Thursday 1 May 2014

Birds, battles and births




The goose came in March, and built a nest under the bench on the deck of my houseboat. She plucked lavender and heather from the flower pots, and the softest down from her breast. This is what it really means to feather one's nest. She laid seven eggs in all, but six remain. One was attacked - I think by a magpie - when she was away from the nest, and she quickly disposed of the broken shell.

I was afraid that she would chase me away every time I went outside - the bench is my favourite place to sit and reflect, and geese are ferociously protective of their nests - but she has been a gracious guest.
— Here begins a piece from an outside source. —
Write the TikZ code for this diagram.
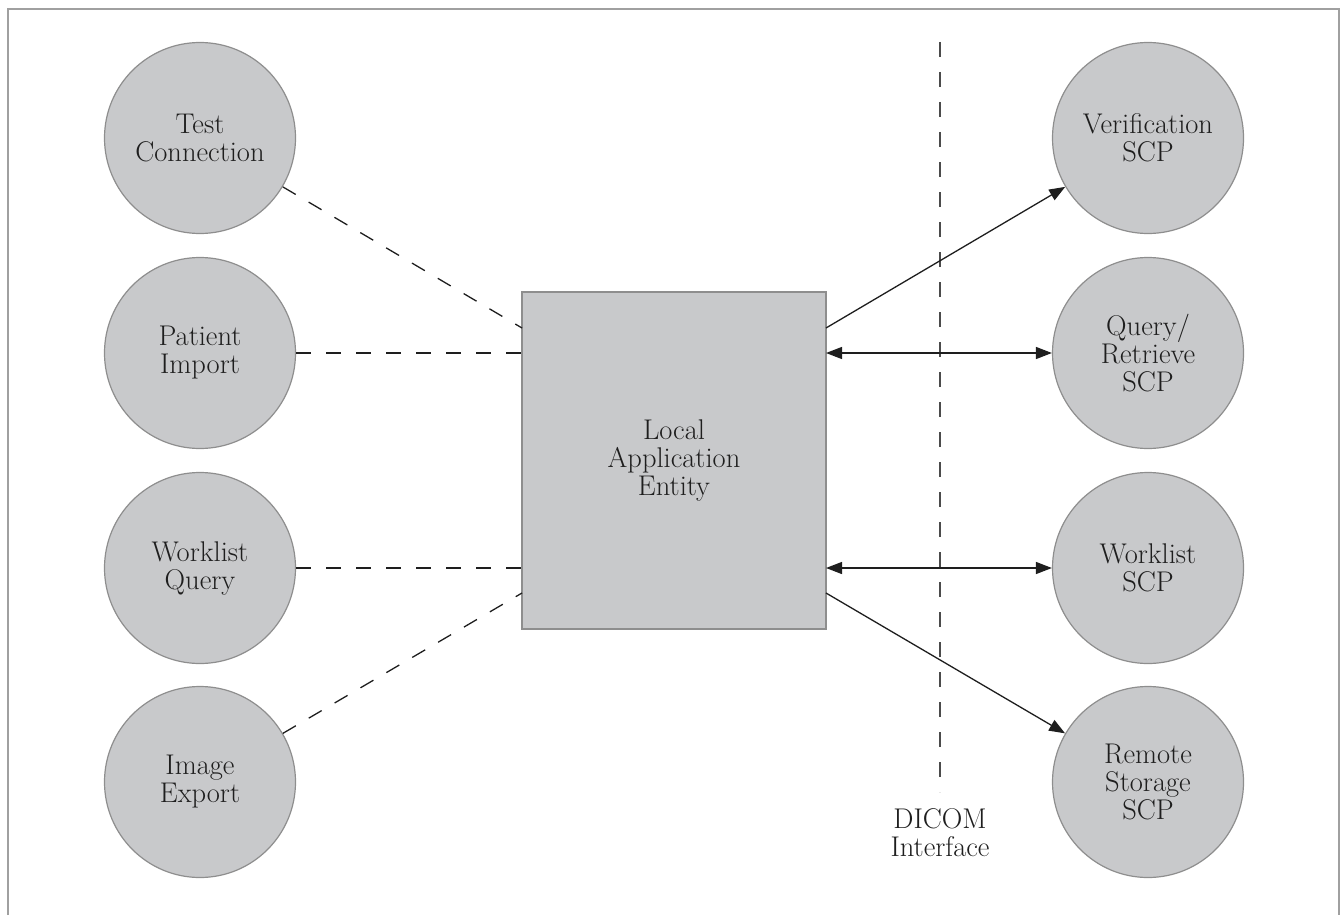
\documentclass[tikz,border=0pt]{standalone}
\usepackage{fontspec}
\usetikzlibrary{arrows.meta}
\definecolor{fillgray}{HTML}{C8C9CB}
\definecolor{edgegray}{HTML}{8E8E8E}
\definecolor{framegray}{HTML}{A0A0A0}
\definecolor{ink}{HTML}{1E1E1E}
\tikzset{
  lbl/.style={font=\fontsize{28.5}{28}\selectfont, text=ink, align=center},
  blob/.style={circle, minimum size=191pt, inner sep=0pt, fill=fillgray, draw=edgegray, line width=1.2pt, lbl},
  entity/.style={rectangle, minimum width=304pt, minimum height=337pt, inner sep=0pt, fill=fillgray, draw=edgegray, line width=1.2pt, lbl},
  dashlink/.style={draw=ink, line width=1.3pt, dash pattern=on 15pt off 15pt},
  link/.style={draw=ink, line width=1.3pt, -{Triangle[length=16pt,width=12pt]}},
  duplink/.style={draw=ink, line width=1.3pt, {Triangle[length=16pt,width=12pt]}-{Triangle[length=16pt,width=12pt]}},
}
\begin{document}
\begin{tikzpicture}[x=1pt,y=-1pt]
\useasboundingbox (0,0) rectangle (1343,915);
% frame (open at bottom)
\draw[framegray, line width=1.5pt] (8,915) -- (8,9) -- (1339,9) -- (1339,915);
% interface line
\coordinate (ifTop) at (940,42);
\coordinate (ifBot) at (940,792);
\draw[dashlink, draw=ink!80] (ifTop) -- (ifBot);
\node[lbl] (iflbl) at (940,833) {DICOM\\Interface};
% central entity
\node[entity] (ae) at (674,460.5) {Local\\Application\\Entity};
% left circles
\node[blob] (tc) at (200,138) {Test\\Connection};
\node[blob] (pi) at (200,353) {Patient\\Import};
\node[blob] (wq) at (200,568) {Worklist\\Query};
\node[blob] (ie) at (200,782) {Image\\Export};
% right circles
\node[blob] (ver) at (1148,138) {Verification\\SCP};
\node[blob] (qr) at (1148,353) {Query/\\Retrieve\\SCP};
\node[blob] (wl) at (1148,568) {Worklist\\SCP};
\node[blob] (rs) at (1148,782) {Remote\\Storage\\SCP};
% attachment points on the entity
\coordinate (aw1) at (522,328);
\coordinate (aw2) at (522,353);
\coordinate (aw3) at (522,568);
\coordinate (aw4) at (522,593);
\coordinate (ae1) at (826,328);
\coordinate (ae2) at (826,353);
\coordinate (ae3) at (826,568);
\coordinate (ae4) at (826,593);
% left dashed connectors
\draw[dashlink] (tc) -- (aw1);
\draw[dashlink] (pi) -- (aw2);
\draw[dashlink] (wq) -- (aw3);
\draw[dashlink] (ie) -- (aw4);
% right connectors
\draw[link] (ae1) -- (ver);
\draw[duplink] (ae2) -- (qr);
\draw[duplink] (ae3) -- (wl);
\draw[link] (ae4) -- (rs);
\end{tikzpicture}
\end{document}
I sit on a chair a few feet away, and I watch as she fluffs out her feathers and settles down to brood. Sometimes she feeds from my hand. I feel a sense of kinship with her, and find myself meditating on my own experience of mothering. When I feel stressed and alone, I envy those chicks coming to be in that scented nest beneath her breast. As she sits, her mate patrols the surrounding river to protect her. But the broody sentimentality of this maternal kinship is only part of the story.

Every day, a pair of swans repeatedly chases the goose off her nest, and a violent battle ensues. The swans are larger and more powerful, and sometimes they drive the geese far up the river, to return to the nest only when the swans have gone. But the geese fight back bravely, and the swans do not always win.



This morning the swans came, as they always do, and chased the mother away. I went to check the eggs in her absence, and saw that a miracle was beginning. The eggs were hatching. Perhaps this is why that father goose was so ferocious today, so determined not to give up. 

As this mighty and terrifying battle raged, a shell cracked and shivered, and a fragile cheeping emerged from within, barely audible over the pouring rain. Life is beginning again ...



... and then the mother came back and I left her alone with her hatching chicks.